When Morning Comes takes place in apartheid South Africa and tells the story of the Soweto Uprising from the perspective of four characters: Jack, a privileged white youth; Thabo, a black youth gang member; Meena, an Indian middle class youth; and Zanele, a poor black young woman activist. Flawed and very real, these characters provide a direct connection to the larger historical setting of the Uprising. On June 16, 1976 an estimated 20,000 students marched the streets of Soweto protesting a law making Afrikaans the language of instruction in schools. Police response was brutal with thousands of youth injured and hundreds killed. “The Soweto Uprising is a story of agency and the power of youth in the face of oppression,” says Raina. “This book is an attempt to understand [those events]. The characters [are] clashing against their own belief system and biases. The small human moments are as evocative as the big historical events the story is set within.” Raina, who was born in Delhi, grew up in Johannesburg in the years shortly after the end of apartheid in 1994 during the time of Truth and Reconciliation. She recalls playing house with her classmates and always being cast in the role of servant. “They had grown up in apartheid,” says Raina. “The white kids always played the parents. That was a very odd and interesting dynamic, how a six-year-old is already being exposed to racism without knowing what that is.” Though she learned the facts of the Uprising as a teen in school, it was later while studying English at Vassar College and reading first-hand accounts of the protesters that she became inspired to write about the Uprising. “By showing different perspectives of the same event I get to show how much who we are shapes the story we tell ourselves and the story that ends up being,” she says. “The contrast in those stories, that’s where the tension in this book really lies, not just the big epic moments.”

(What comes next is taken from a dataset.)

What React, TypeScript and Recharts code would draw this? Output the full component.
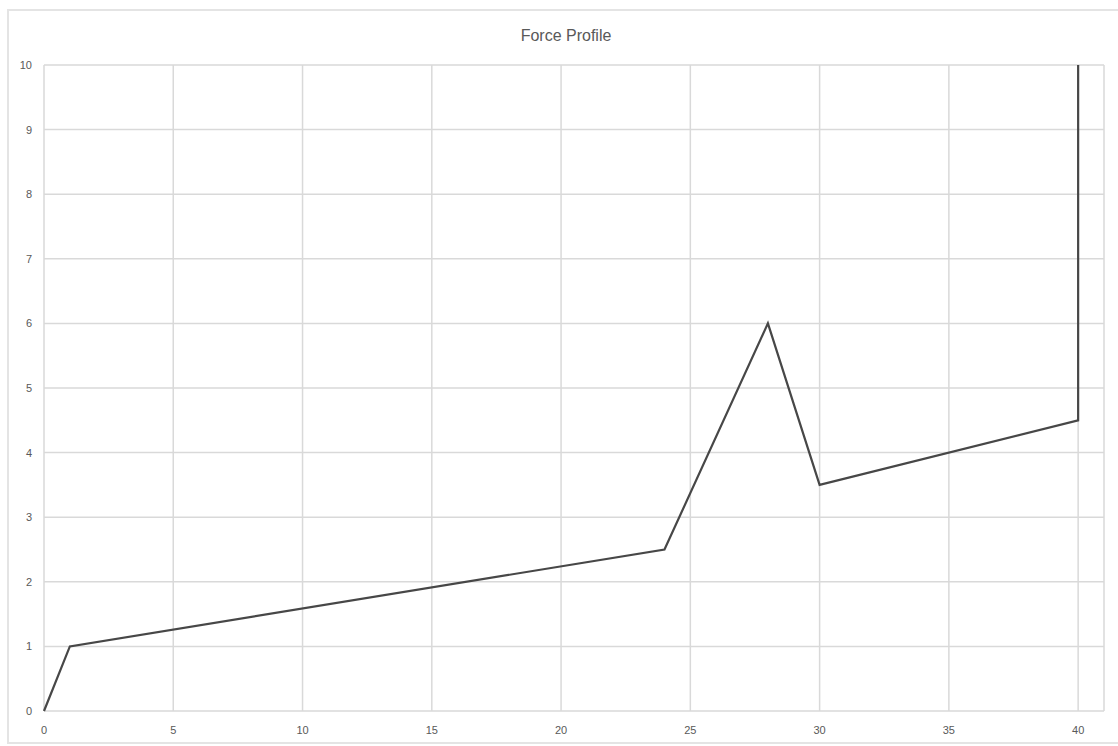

Arushi Raina grew up in Johannesburg and her award-winning young adult novel, When Morning Comes, tells the story of the Soweto Uprising through the eyes of four young people. She will host a writing workshop for teenagers at the Gibsons Public Library on Feb. 1, as well as give a talk on the 1976 protest. Photo submitted
Since the novel’s publication, Raina has been giving workshops and presentations in high schools in Canada, the US, and South Africa. “Fiction is a very powerful way for bringing up key issues we want people to grapple with without telling them what to think,” she says. Participants will be given writing exercises and the opportunity to ask questions. “The workshop is going to be playing around with voice and just having a bit of fun,” she says. After the workshop, Raina will give a short presentation on the Soweto Uprising, followed by a reading. “I’m really excited to meet everyone,” she says.
On Saturday Feb. 1, from 11am-1pm, Arushi Raina will give a writing workshop for youth ages 12+. Anyone interested in exploring writing is welcome. The workshop is free but space is limited so those interested should register by calling the library at 604-886-2130. From 2:30-3:30pm Raina will give a reading and short presentation on “The Soweto Youth Uprising in Fact & Fiction” followed by a discussion. Both events take place at the Gibsons Public Library and all are welcome.